Summarizing the overall results, Li added, “CORE-001’s excellent efficacy, long-term durability of response, and favorable benefit-to-risk-ratio profile seen with combination cretostimogene and pembrolizumab suggest the potential for a novel bladder-sparing therapy in the BCG-unresponsive NMIBC setting.”

The open-label CORE-001 trial evaluated cretostimogene plus pembrolizumab in 35 patients with high-risk, BCG-unresponsive, CIS-containing NMIBC, with or without papillary disease.

Patients received induction therapy as 6 weekly intravesical instillations of cretostimogene. Those with persistent high-grade disease at week 12 were eligible to receive re-induction with another cycle of 6 weekly treatments. Patients achieving a CR (no disease present) at week 12 were then administered 3 weekly maintenance treatments. Then, starting at week 24, patients received 3 weekly maintenance treatments every 3 months up to week 48 and then every 24 weeks after that. Concurrent pembrolizumab was administered intravenously beginning on day 1 and continuing every 6 weeks for a maximum of 24 months.
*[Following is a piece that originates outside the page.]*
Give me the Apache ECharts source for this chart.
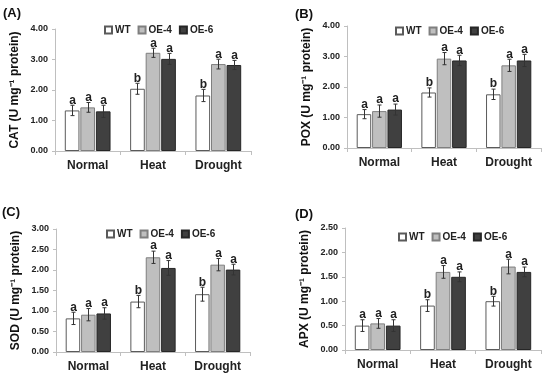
<!DOCTYPE html>
<html>
<head>
<meta charset="utf-8">
<script src="https://cdn.jsdelivr.net/npm/echarts@6/dist/echarts.min.js"></script>
<style>html,body{margin:0;padding:0;background:#fff}#c{width:550px;height:379px}</style>
</head>
<body>
<div id="c"></div>
<script>
// ---- data ----
const categories = ['Normal', 'Heat', 'Drought'];
const genotypes = ['WT', 'OE-4', 'OE-6'];
// rows: WT, OE-4, OE-6 ; columns: Normal, Heat, Drought
const catMean = [[1.33, 2.04, 1.82], [1.43, 3.22, 2.85], [1.30, 3.02, 2.82]];
const catErr  = [[0.17, 0.18, 0.20], [0.16, 0.15, 0.16], [0.20, 0.18, 0.15]];
const poxMean = [[1.11, 1.82, 1.76], [1.21, 2.93, 2.71], [1.26, 2.87, 2.87]];
const poxErr  = [[0.15, 0.15, 0.17], [0.20, 0.20, 0.20], [0.18, 0.17, 0.20]];
const sodMean = [[0.82, 1.23, 1.41], [0.91, 2.31, 2.13], [0.94, 2.05, 2.01]];
const sodErr  = [[0.15, 0.15, 0.17], [0.15, 0.15, 0.15], [0.14, 0.18, 0.13]];
const apxMean = [[0.50, 0.91, 1.00], [0.545, 1.60, 1.71], [0.50, 1.50, 1.60]];
const apxErr  = [[0.12, 0.12, 0.10], [0.10, 0.13, 0.15], [0.12, 0.10, 0.10]];
// rows: WT, OE-4, OE-6 ; columns: Normal, Heat, Drought
const letters = [['a', 'b', 'b'], ['a', 'a', 'a'], ['a', 'a', 'a']];
const catTicks = [0, 1, 2, 3, 4];
const poxTicks = [0, 1, 2, 3, 4];
const sodTicks = [0, 0.5, 1, 1.5, 2, 2.5, 3];
const apxTicks = [0, 0.5, 1, 1.5, 2, 2.5];

const panels = [
  {label: '(A)', name: 'CAT (U mg\u207B\u00B9 protein)', mean: catMean, err: catErr, ticks: catTicks,
   grid: {left: 55, top: 29, width: 196, height: 122}, legend: {left: 99, top: 20}, lab: [3, 7]},
  {label: '(B)', name: 'POX (U mg\u207B\u00B9 protein)', mean: poxMean, err: poxErr, ticks: poxTicks,
   grid: {left: 347, top: 26, width: 194, height: 122}, legend: {left: 390, top: 21}, lab: [295, 8]},
  {label: '(C)', name: 'SOD (U mg\u207B\u00B9 protein)', mean: sodMean, err: sodErr, ticks: sodTicks,
   grid: {left: 56, top: 229, width: 194, height: 123}, legend: {left: 101, top: 224}, lab: [2, 206]},
  {label: '(D)', name: 'APX (U mg\u207B\u00B9 protein)', mean: apxMean, err: apxErr, ticks: apxTicks,
   grid: {left: 345, top: 228, width: 196, height: 122}, legend: {left: 393, top: 227}, lab: [295, 208]}
];

const colors = ['#ffffff', '#bfbfbf', '#404040'];
const borders = ['#5a5a5a', '#7f7f7f', '#262626'];
const CAT_GAP = 0.30, BAR_GAP = 0.06;
const FONT = 'Liberation Sans, Arial, sans-serif';

const grids = [], xAxes = [], yAxes = [], series = [], legends = [], graphics = [];
panels.forEach((p, pi) => {
  grids.push(Object.assign({containLabel: false}, p.grid));
  xAxes.push({
    type: 'category', gridIndex: pi, data: categories,
    axisLine: {lineStyle: {color: '#bfbfbf', width: 1}},
    axisTick: {show: true, length: 4, lineStyle: {color: '#bfbfbf'}},
    axisLabel: {color: '#222', fontSize: 12, fontWeight: 'bold', fontFamily: FONT, margin: 9}
  });
  const tk = p.ticks;
  yAxes.push({
    type: 'value', gridIndex: pi, min: tk[0], max: tk[tk.length - 1], interval: tk[1] - tk[0],
    name: p.name, nameLocation: 'middle', nameRotate: 90, nameGap: 34,
    nameTextStyle: {color: '#111', fontSize: 12, fontWeight: 'bold', fontFamily: FONT},
    axisLine: {show: true, lineStyle: {color: '#bfbfbf', width: 1}},
    axisTick: {show: true, length: 3, lineStyle: {color: '#bfbfbf'}},
    splitLine: {show: false},
    axisLabel: {color: '#222', fontSize: 9, fontWeight: 'bold', fontFamily: FONT, margin: 7,
      formatter: v => v.toFixed(2)}
  });
  genotypes.forEach((g, gi) => {
    series.push({
      type: 'bar', name: g, xAxisIndex: pi, yAxisIndex: pi, data: p.mean[gi],
      barCategoryGap: (CAT_GAP * 100) + '%', barGap: (BAR_GAP * 100) + '%',
      itemStyle: {color: colors[gi], borderColor: borders[gi], borderWidth: 1},
      emphasis: {disabled: true}, z: 2
    });
  });
  genotypes.forEach((g, gi) => {
    series.push({
      type: 'custom', name: g + '_err', xAxisIndex: pi, yAxisIndex: pi,
      data: p.mean[gi].map((m, ci) => [ci, m, p.err[gi][ci], letters[gi][ci]]),
      z: 5, silent: true,
      renderItem: function (params, api) {
        const ci = api.value(0), m = api.value(1), e = api.value(2);
        const band = api.size([1, 0])[0];
        const bw = band * (1 - CAT_GAP) / (3 + 2 * BAR_GAP);
        const off = (gi - 1) * bw * (1 + BAR_GAP);
        const top = api.coord([ci, m + e]);
        const bot = api.coord([ci, m - e]);
        const x = Math.round(top[0] + off) + 0.5;
        const cap = 2;
        const lc = '#333';
        return {
          type: 'group',
          children: [
            {type: 'line', shape: {x1: x, y1: top[1], x2: x, y2: bot[1]}, style: {stroke: lc, lineWidth: 1}},
            {type: 'line', shape: {x1: x - cap, y1: top[1], x2: x + cap, y2: top[1]}, style: {stroke: lc, lineWidth: 1}},
            {type: 'line', shape: {x1: x - cap, y1: bot[1], x2: x + cap, y2: bot[1]}, style: {stroke: lc, lineWidth: 1}},
            {type: 'text', x: x, y: top[1] + 1,
             style: {text: api.value(3), fill: '#222', font: 'bold 12px ' + FONT, align: 'center', verticalAlign: 'bottom'}}
          ]
        };
      }
    });
  });
  legends.push({
    data: genotypes, left: p.legend.left, top: p.legend.top, orient: 'horizontal',
    icon: 'rect', itemWidth: 7, itemHeight: 7, itemGap: 7,
    textStyle: {color: '#222', fontSize: 10, fontWeight: 'bold', fontFamily: FONT, padding: [0, 0, 0, -2]},
    selectedMode: false
  });
  graphics.push({
    type: 'text', left: p.lab[0], top: p.lab[1],
    style: {text: p.label, fill: '#111', font: 'bold 13px ' + FONT}
  });
});

const chart = echarts.init(document.getElementById('c'), null, {renderer: 'canvas'});
chart.setOption({
  animation: false,
  backgroundColor: '#fff',
  grid: grids, xAxis: xAxes, yAxis: yAxes, legend: legends, series: series, graphic: graphics
});
</script>
</body>
</html>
The primary end point was CR at 12 months, with DOR, PFS, and safety as key secondary end points.

Previously reported baseline characteristics for CORE-001 showed that 94.3% of patients were male and the majority of patients were older than 65 years (77.1%).3 ECOG performance status at baseline was 0 (77.1%), 1 (20%), or 2 (2.9%). The median number of prior BCG instillations was 12 (range, 9-30).

Regarding safety, treatment-related adverse events (TRAEs) were similar to previous studies of single-agent use of the 2 treatments, and no additional toxicity was observed from combining the agents.1,2 TRAEs specifically related to cretostimogene were all grade 1/2 and self-limited. No treatment-related deaths occurred.
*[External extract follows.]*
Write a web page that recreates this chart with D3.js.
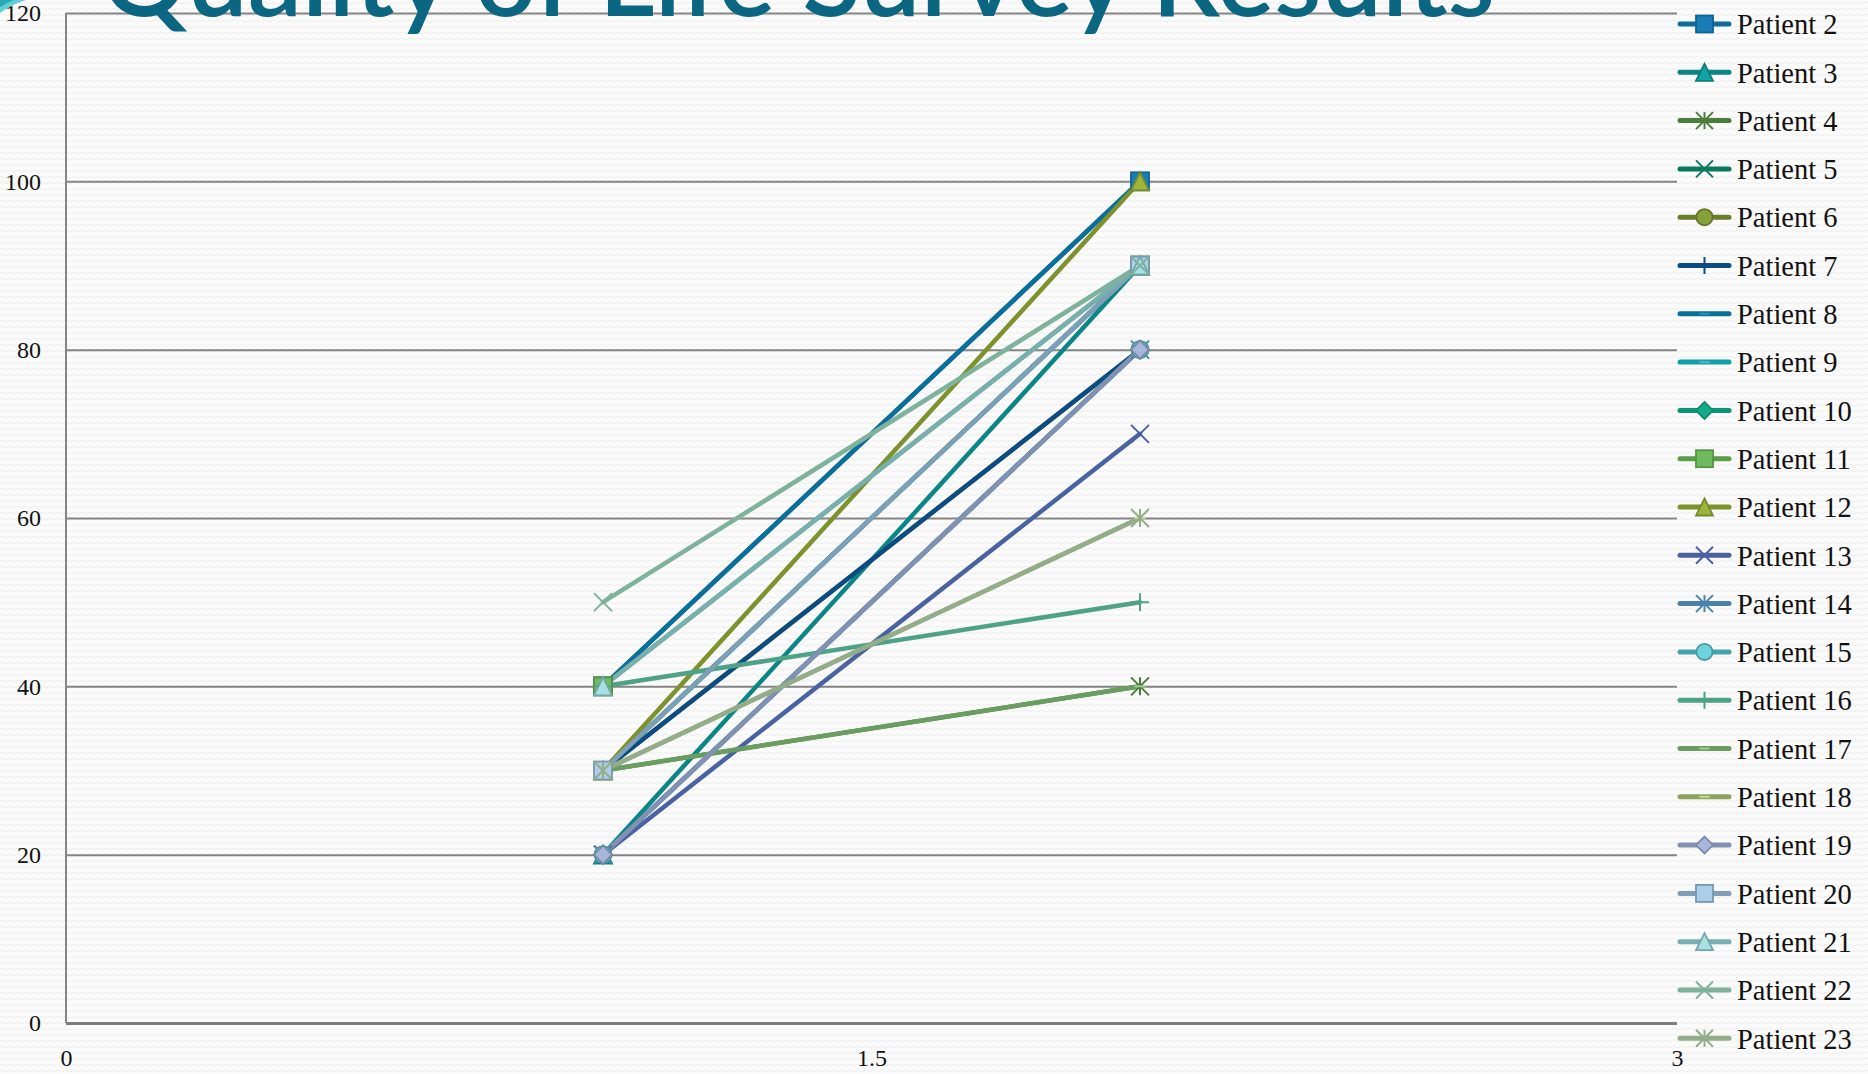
<!DOCTYPE html>
<html>
<head>
<meta charset="utf-8">
<script src="https://cdn.jsdelivr.net/npm/d3@7"></script>
<style>
  html, body { margin: 0; padding: 0; background: #fafafa; overflow: hidden; }
  svg { display: block; }
</style>
</head>
<body>
<svg id="chart" width="1868" height="1074"></svg>
<script>
// Survey results: each patient answered twice (survey 1 and survey 2)
const patients = [
  "Patient 2", "Patient 3", "Patient 4", "Patient 5", "Patient 6", "Patient 7",
  "Patient 8", "Patient 9", "Patient 10", "Patient 11", "Patient 12", "Patient 13",
  "Patient 14", "Patient 15", "Patient 16", "Patient 17", "Patient 18", "Patient 19",
  "Patient 20", "Patient 21", "Patient 22", "Patient 23"
];
const surveyX = [1, 2];
const firstSurvey  = [40, 20, 30, 30, 30, 30, 40, 30, 20, 40, 30, 20, 20, 20, 40, 30, 30, 20, 30, 40, 50, 30];
const secondSurvey = [100, 90, 40, 90, 80, 80, 100, 90, 80, 90, 100, 70, 80, 80, 50, 40, 60, 80, 90, 90, 90, 60];

const lineColors = [
  "#0e6d9c", "#0b8585", "#4d7c3a", "#0b7a5c", "#6b7d2c", "#0b4c84",
  "#0b6f9c", "#12a0a6", "#0b9474", "#5a9c48", "#7d922c", "#4a63a0",
  "#4a82ac", "#46a3ab", "#4ea287", "#6a9e60", "#8fa35d", "#8390b3",
  "#7f9fb8", "#78afb1", "#7eb29d", "#93ad8a"
];
const markerFills = [
  "#1a7db5", "#14a3a3", "#4d7c3a", "#0b7a5c", "#87a03a", "#0b4c84",
  "#2a8fc4", "#3cc0c6", "#13ab88", "#6fba5d", "#9db53a", "#4a63a0",
  "#4a82ac", "#6fd3dc", "#4ea287", "#9ccf90", "#c8d890", "#a8b6dc",
  "#aecde6", "#a7e1e3", "#7eb29d", "#93ad8a"
];
const markerShapes = [
  "square", "triangle", "asterisk", "x", "circle", "plus",
  "dash", "dash", "diamond", "square", "triangle", "x",
  "asterisk", "circle", "plus", "dash", "dash", "diamond",
  "square", "triangle", "x", "asterisk"
];

const yTicks = [0, 20, 40, 60, 80, 100, 120];
const xTicks = [0, 1.5, 3];
const titleText = "Quality of Life Survey Results";

const svg = d3.select("#chart");
const W = 1868, H = 1074;
const plot = { left: 66, right: 1677, top: 13, bottom: 1023 };

// faint woven background
const defs = svg.append("defs");
const pat = defs.append("pattern").attr("id", "weave")
  .attr("patternUnits", "userSpaceOnUse").attr("width", 8).attr("height", 6);
pat.append("rect").attr("width", 8).attr("height", 6).attr("fill", "#fbfbfb");
pat.append("path").attr("d", "M0 3 Q2 1 4 3 T8 3")
  .attr("fill", "none").attr("stroke", "#ededed").attr("stroke-width", 1);
svg.append("rect").attr("width", W).attr("height", H).attr("fill", "url(#weave)");

// small accent in the top-left corner
svg.append("path").attr("d", "M0 0 L26 0 Q12 4 0 13 Z").attr("fill", "#5fcfd8");
svg.append("path").attr("d", "M0 0 L14 0 Q6 3 0 7 Z").attr("fill", "#2aa9b8");

const x = d3.scaleLinear().domain([0, 3]).range([plot.left, plot.right]);
const y = d3.scaleLinear().domain([0, 120]).range([plot.bottom, plot.top]);

const numFont = "'Liberation Serif', 'DejaVu Serif', serif";

// horizontal gridlines + y labels
const yAxis = d3.axisLeft(y).tickValues(yTicks).tickSize(-(plot.right - plot.left)).tickFormat(d3.format("d"));
const gy = svg.append("g").attr("transform", `translate(${plot.left},0)`).call(yAxis);
gy.select(".domain").remove();
gy.selectAll(".tick line").attr("stroke", "#858585").attr("stroke-width", 2)
  .filter(d => d === 0).attr("stroke-width", 3).attr("stroke", "#7d7d7d");
gy.selectAll(".tick text").attr("x", -25).attr("dy", "0.32em")
  .attr("fill", "#111").attr("font-family", numFont).attr("font-size", 24)
  .style("font-variant-numeric", "oldstyle-nums");

// vertical axis line
svg.append("line").attr("x1", plot.left).attr("x2", plot.left)
  .attr("y1", plot.top).attr("y2", plot.bottom)
  .attr("stroke", "#858585").attr("stroke-width", 2);

// x labels
const xAxis = d3.axisBottom(x).tickValues(xTicks).tickSize(0).tickFormat(d => String(d));
const gx = svg.append("g").attr("transform", `translate(0,${plot.bottom})`).call(xAxis);
gx.select(".domain").remove();
gx.selectAll(".tick text").attr("y", 43).attr("dy", "0")
  .attr("fill", "#111").attr("font-family", numFont).attr("font-size", 24)
  .style("font-variant-numeric", "oldstyle-nums");

// marker drawing
function drawMarker(g, shape, cx, cy, s, stroke, fill) {
  const h = s / 2;
  const m = g.append("g").attr("transform", `translate(${cx},${cy})`);
  if (shape === "square") {
    m.append("rect").attr("x", -h).attr("y", -h).attr("width", s).attr("height", s)
      .attr("fill", fill).attr("stroke", stroke).attr("stroke-width", 1.8);
  } else if (shape === "triangle") {
    m.append("path").attr("d", `M0 ${-h} L${h} ${h} L${-h} ${h} Z`)
      .attr("fill", fill).attr("stroke", stroke).attr("stroke-width", 1.8);
  } else if (shape === "diamond") {
    m.append("path").attr("d", `M0 ${-h} L${h} 0 L0 ${h} L${-h} 0 Z`)
      .attr("fill", fill).attr("stroke", stroke).attr("stroke-width", 1.8);
  } else if (shape === "circle") {
    m.append("circle").attr("r", h * 0.95)
      .attr("fill", fill).attr("stroke", stroke).attr("stroke-width", 1.8);
  } else if (shape === "x" || shape === "asterisk") {
    m.append("path").attr("d", `M${-h} ${-h} L${h} ${h} M${h} ${-h} L${-h} ${h}`)
      .attr("stroke", stroke).attr("stroke-width", 2);
    if (shape === "asterisk") {
      m.append("path").attr("d", `M0 ${-h} L0 ${h}`).attr("stroke", stroke).attr("stroke-width", 2);
    }
  } else if (shape === "plus") {
    m.append("path").attr("d", `M${-h} 0 L${h} 0 M0 ${-h} L0 ${h}`)
      .attr("stroke", stroke).attr("stroke-width", 2);
  } else if (shape === "dash") {
    m.append("path").attr("d", `M${-h * 0.6} 0 L${h * 0.6} 0`)
      .attr("stroke", fill).attr("stroke-width", 2);
  }
}

const series = patients.map((name, i) => ({
  name, i,
  pts: [[surveyX[0], firstSurvey[i]], [surveyX[1], secondSurvey[i]]]
}));

const line = d3.line().x(d => x(d[0])).y(d => y(d[1]));
const gLines = svg.append("g");
series.forEach(s => {
  gLines.append("path").attr("d", line(s.pts)).attr("fill", "none")
    .attr("stroke", lineColors[s.i]).attr("stroke-width", 4.5)
    .attr("stroke-linecap", "round");
});
const gMarks = svg.append("g");
series.forEach(s => {
  s.pts.forEach(p => {
    const shape = markerShapes[s.i];
    const stroke = (shape === "x" || shape === "asterisk" || shape === "plus") ? lineColors[s.i]
      : d3.color(lineColors[s.i]).darker(0.15).formatHex();
    drawMarker(gMarks, shape, x(p[0]), y(p[1]), 18, stroke, markerFills[s.i]);
  });
});

// legend
const legend = svg.append("g");
const legTop = 24, legStep = 48.3;
patients.forEach((name, i) => {
  const cy = legTop + i * legStep;
  const g = legend.append("g");
  g.append("line").attr("x1", 1680).attr("x2", 1729).attr("y1", cy).attr("y2", cy)
    .attr("stroke", lineColors[i]).attr("stroke-width", 5).attr("stroke-linecap", "round");
  const shape = markerShapes[i];
  const stroke = (shape === "x" || shape === "asterisk" || shape === "plus") ? lineColors[i]
    : d3.color(lineColors[i]).darker(0.15).formatHex();
  drawMarker(g, shape, 1704.5, cy, 17, stroke, markerFills[i]);
  g.append("text").attr("x", 1737).attr("y", cy).attr("dy", "0.36em")
    .attr("font-family", numFont).attr("font-size", 28.5).attr("fill", "#111")
    .style("font-variant-numeric", "oldstyle-nums")
    .text(name);
});

// title, partly above the top edge
const title = svg.append("text").attr("x", 101).attr("y", 16)
  .attr("font-family", "Lato, 'Open Sans', sans-serif").attr("font-size", 92)
  .attr("font-weight", 600)
  .attr("fill", "#0b6682").text(titleText);
const tw = title.node().getComputedTextLength();
title.attr("font-size", 92 * 1394 / tw);
</script>
</body>
</html>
“Future clinical trials will evaluate cretostimogene monotherapy and rational combinations as a backbone therapy for patients with high-risk NMIBC,” said Li.

In December 2023 the FDA granted cretostimogene Breakthrough Therapy and Fast Track Designations for the treatment of patients with high-risk BCG-unresponsive NMIBC with CIS with or without Ta or T1 (papillary) tumors.4 The designations, which will expedite the development and regulatory review of cretostimogene in this setting, are supported by results from the phase 3 BOND-003 trial. BOND-003 is an open-label, single-arm trial in which the CR rate at any time point for patients receiving cretostimogene plus pembrolizumab was 75.2%.5

CG Oncology, the company developing cretostimogene, reported in a news release that topline data from BOND-003 are anticipated by the end of the year.2



REFERENCES:
1. Li R, Shah PH, Stewart TF, et al. Final results of CORE-001: A phase-2, single arm study of cretostimogene grenadenorepvec in combination with pembrolizumab in patients with BCG-unresponsive, non-muscle invasive bladder cancer with carcinoma in situ. J Clin Oncol 42, 2024 (suppl 16; abstr 4601). doi: 10.1200/JCO.2024.42.16_suppl.4601
2. CG Oncology to Present Positive Final Results from Phase 2 CORE-001 Study of Cretostimogene Grenadenorepvec in Combination with Pembrolizumab in BCG-Unresponsive High-Risk NMIBC at ASCO 2024 Annual Meeting. Published online May 24, 2024. Accessed June 5, 2024. https://tinyurl.com/3psrrz8n
3. Li R, Steinberg G, Uchio EM, et al. Phase 2 single arm study of CG0070 combined with pembrolizumab in patients with non muscle invasive bladder cancer unresponsive to bacillus Calmette-Guerin (BCG). Presented at: 2023 AUA Annual Meeting; April 28-May 1, 2023; Chicago, IL. Abstract PD13-08.
4. CG Oncology. CG Oncology Receives Both FDA Fast Track and Breakthrough Therapy Designation for Cretostimogene Grenadenorepvec in High-Risk BCG-Unresponsive Non-Muscle Invasive Bladder Cancer. Published online and accessed December 5, 2023. https://tinyurl.com/4tcckx2v
5. Tyson M, Uchio E, Nam J, et al. Pivotal results from BOND-003:A phase 3, single-arm study of intravesical cretostimogene grenadenorepvec for the treatment of high risk, BCG-unresponsive non-muscle invasive bladder cancer. Presented at: 2024 American Urological Association Meeting; May 3-May 6, 2022; San Antonio, TX.